Digitising the Australian National Herbarium may help us better understand how plants respond to climate change, researchers say

A new high-resolution camera at the CSIRO is set to photograph one million plant specimens in nine months, as researchers look into how the natural world is changing.

The plant objects, many collected as far back as a century ago, are being stored at the Australian National Herbarium in Canberra, but according to CSIRO group leader for digitization Pete Thrall, it would take about eight years to digitize all of the specimens using a regular camera.

Eucalyptus pyriformis at Australian National Herbarium in Canberra.(Supplied: CSIRO)

Instead, a new 100-megapixel camera, attached to a conveyor belt, will help researchers take up to 5,000 photos per day.

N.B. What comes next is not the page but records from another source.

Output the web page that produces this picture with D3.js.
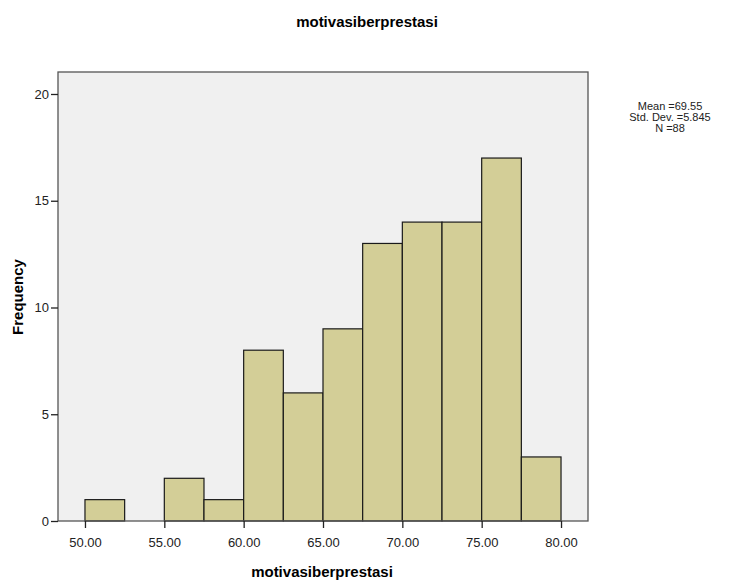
<!DOCTYPE html>
<html>
<head>
<meta charset="utf-8">
<script src="https://cdnjs.cloudflare.com/ajax/libs/d3/7.8.5/d3.min.js"></script>
<style>
  body { margin: 0; background: #fff; }
  svg text { font-family: "Liberation Sans", Arial, sans-serif; }
</style>
</head>
<body>
<svg id="chart" width="735" height="586"></svg>
<script>
// histogram bins (width 2.5) and their counts
const binStarts = [50, 52.5, 55, 57.5, 60, 62.5, 65, 67.5, 70, 72.5, 75, 77.5];
const counts = [1, 0, 2, 1, 8, 6, 9, 13, 14, 14, 17, 3];
const binWidth = 2.5;
const xTicks = [50, 55, 60, 65, 70, 75, 80];
const yTicks = [0, 5, 10, 15, 20];
const statsLines = ["Mean =69.55", "Std. Dev. =5.845", "N =88"];

const svg = d3.select("#chart");
const plot = { left: 58, right: 588, top: 72, bottom: 521 };

const x = d3.scaleLinear().domain([48.3, 81.7]).range([plot.left, plot.right]);
const y = d3.scaleLinear().domain([0, 21.03]).range([plot.bottom, plot.top]);

// plot background
svg.append("rect")
    .attr("x", plot.left).attr("y", plot.top)
    .attr("width", plot.right - plot.left)
    .attr("height", plot.bottom - plot.top)
    .attr("fill", "#f0f0f0");

// bars
svg.append("g").selectAll("rect")
    .data(binStarts.map((s, i) => ({ s, c: counts[i] })).filter(d => d.c > 0))
    .join("rect")
    .attr("x", d => x(d.s))
    .attr("y", d => y(d.c))
    .attr("width", d => x(d.s + binWidth) - x(d.s))
    .attr("height", d => y(0) - y(d.c))
    .attr("fill", "#d3ce97")
    .attr("stroke", "#1a1a1a")
    .attr("stroke-width", 1.2);

// frame
svg.append("rect")
    .attr("x", plot.left).attr("y", plot.top)
    .attr("width", plot.right - plot.left)
    .attr("height", plot.bottom - plot.top)
    .attr("fill", "none")
    .attr("stroke", "#555")
    .attr("stroke-width", 1.3);

// axes
const xAxis = svg.append("g")
    .attr("transform", `translate(0,${plot.bottom})`)
    .call(d3.axisBottom(x).tickValues(xTicks).tickFormat(d3.format(".2f")).tickSizeInner(7).tickSizeOuter(0));
const yAxis = svg.append("g")
    .attr("transform", `translate(${plot.left},0)`)
    .call(d3.axisLeft(y).tickValues(yTicks).tickFormat(d3.format("d")).tickSizeInner(7).tickSizeOuter(0));

[xAxis, yAxis].forEach(g => {
    g.select(".domain").remove();
    g.selectAll(".tick line").attr("stroke", "#222").attr("stroke-width", 1.3);
    g.selectAll(".tick text").attr("fill", "#222").attr("font-size", "13px");
});
xAxis.selectAll(".tick text").attr("dy", "1.2em");
yAxis.selectAll(".tick text").attr("x", -9);

// titles
svg.append("text")
    .attr("x", 367).attr("y", 27)
    .attr("text-anchor", "middle")
    .attr("font-size", "15px").attr("font-weight", "bold")
    .text("motivasiberprestasi");

svg.append("text")
    .attr("x", 322).attr("y", 577)
    .attr("text-anchor", "middle")
    .attr("font-size", "15px").attr("font-weight", "bold")
    .text("motivasiberprestasi");

svg.append("text")
    .attr("transform", "translate(23,297) rotate(-90)")
    .attr("text-anchor", "middle")
    .attr("font-size", "15px").attr("font-weight", "bold")
    .text("Frequency");

// stats box
svg.append("g").selectAll("text")
    .data(statsLines)
    .join("text")
    .attr("x", 670)
    .attr("y", (d, i) => 110 + i * 11)
    .attr("text-anchor", "middle")
    .attr("font-size", "11px")
    .attr("fill", "#222")
    .text(d => d);
</script>
</body>
</html>
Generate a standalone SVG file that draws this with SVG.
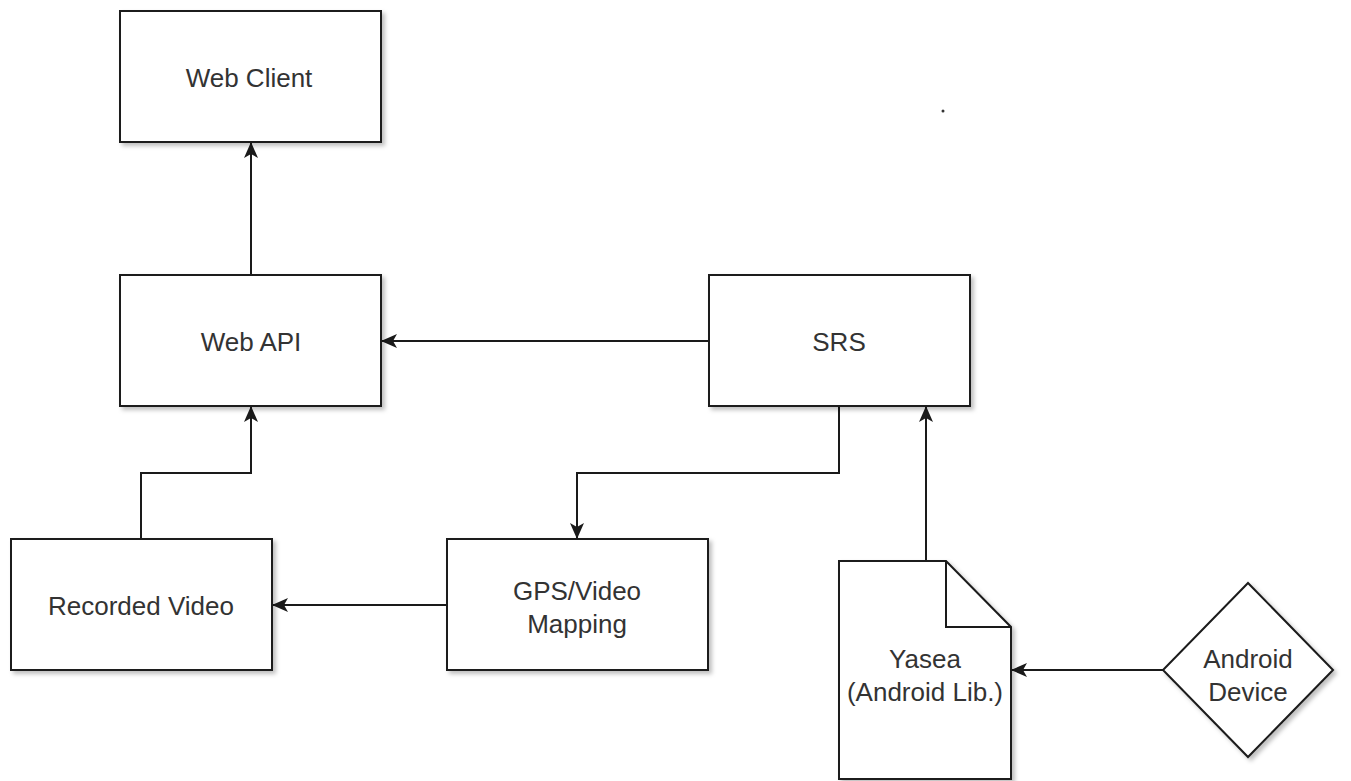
<svg xmlns="http://www.w3.org/2000/svg" width="1351" height="781" viewBox="0 0 1351 781">
  <style>
    .shape { fill: #ffffff; stroke: #1a1a1a; stroke-width: 2; filter: url(#shadow); }
    .label { font-family: "Liberation Sans", Arial, sans-serif; font-size: 26px; fill: #333333; text-anchor: middle; }
    .edge { fill: none; stroke: #1a1a1a; stroke-width: 2; marker-end: url(#arrow); }
  </style>
  <defs>
    <filter id="shadow" x="-10%" y="-10%" width="130%" height="130%">
      <feDropShadow dx="3" dy="3" stdDeviation="2" flood-color="#000000" flood-opacity="0.25"/>
    </filter>
    <marker id="arrow" viewBox="0 0 16 14" refX="15" refY="7" markerWidth="16" markerHeight="14" markerUnits="userSpaceOnUse" orient="auto">
      <path d="M0,0 L16,7 L0,14 L4,7 Z" fill="#1a1a1a"/>
    </marker>
  </defs>
  <rect width="1351" height="781" fill="#ffffff"/>

  <g id="connectors">
    <path class="edge" d="M251,275 L251,143"/>
    <path class="edge" d="M709,341 L382,341"/>
    <path class="edge" d="M839,406 L839,473 L577,473 L577,538"/>
    <path class="edge" d="M447,605 L273,605"/>
    <path class="edge" d="M141,539 L141,473 L251,473 L251,407"/>
    <path class="edge" d="M926,561 L926,407"/>
    <path class="edge" d="M1163,670 L1012,670"/>
  </g>

  <g id="web-client">
    <rect class="shape" x="120" y="11" width="261" height="131"/>
    <text class="label" x="249" y="87">Web Client</text>
  </g>
  <g id="web-api">
    <rect class="shape" x="120" y="275" width="261" height="131"/>
    <text class="label" x="251" y="351">Web API</text>
  </g>
  <g id="srs">
    <rect class="shape" x="709" y="275" width="261" height="131"/>
    <text class="label" x="839" y="351">SRS</text>
  </g>
  <g id="recorded-video">
    <rect class="shape" x="11" y="539" width="261" height="131"/>
    <text class="label" x="141" y="615">Recorded Video</text>
  </g>
  <g id="gps-video-mapping">
    <rect class="shape" x="447" y="539" width="261" height="131"/>
    <text class="label" x="577" y="600">GPS/Video</text>
    <text class="label" x="577" y="633">Mapping</text>
  </g>
  <g id="yasea">
    <path class="shape" d="M839,561 L946,561 L1011,627 L1011,779 L839,779 Z"/>
    <path d="M946,561 L946,627 L1011,627" fill="none" stroke="#1a1a1a" stroke-width="2"/>
    <text class="label" x="925" y="668">Yasea</text>
    <text class="label" x="925" y="701">(Android Lib.)</text>
  </g>
  <g id="android-device">
    <path class="shape" d="M1248,583 L1333,670 L1248,757 L1163,670 Z"/>
    <text class="label" x="1248" y="668">Android</text>
    <text class="label" x="1248" y="701">Device</text>
  </g>

  <circle cx="943" cy="111" r="1.5" fill="#333333"/>
</svg>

After only a few months, the images will then form a digital collection, which can be examined to assess changes to the natural world over time.

“Digitising the herbarium is a huge leap forward for sharing specimens for research,” Mr Thrall said.

“Creating a digitized replica also provides security for the herbarium’s irreplaceable physical specimens.”

More detail than meets the eye

Dried, pressed, leaves on a page.
Researchers hope the digitization will help them better understand how plants are responding to climate change.(ABC News: Patrick Bell)

Postdoctoral researcher, Dr Abdelwahed Khamis, said the higher quality picture could also reveal more features of the plants than when using a regular camera or the naked eye.

“The leaves, the fruit, the stems … we can do reliable object detection on them from the digital replica,” he said.

But he said the biggest advantage of digitizing the plant specimens, was the collection would then be available for other researchers to examine how plants were responding to changes in the natural environment, such as those caused by climate change and extreme weather events.

“This is like the base task or the base assignment from which experts can move on.”

Mr Thrall said there had already been interest from researchers in examining the longer-term effects of the Black Summer bushfires.

“Knowing what species are there, how rare they are … this sort of information we can pull out of collections can help us make those kinds of assessment,” he said.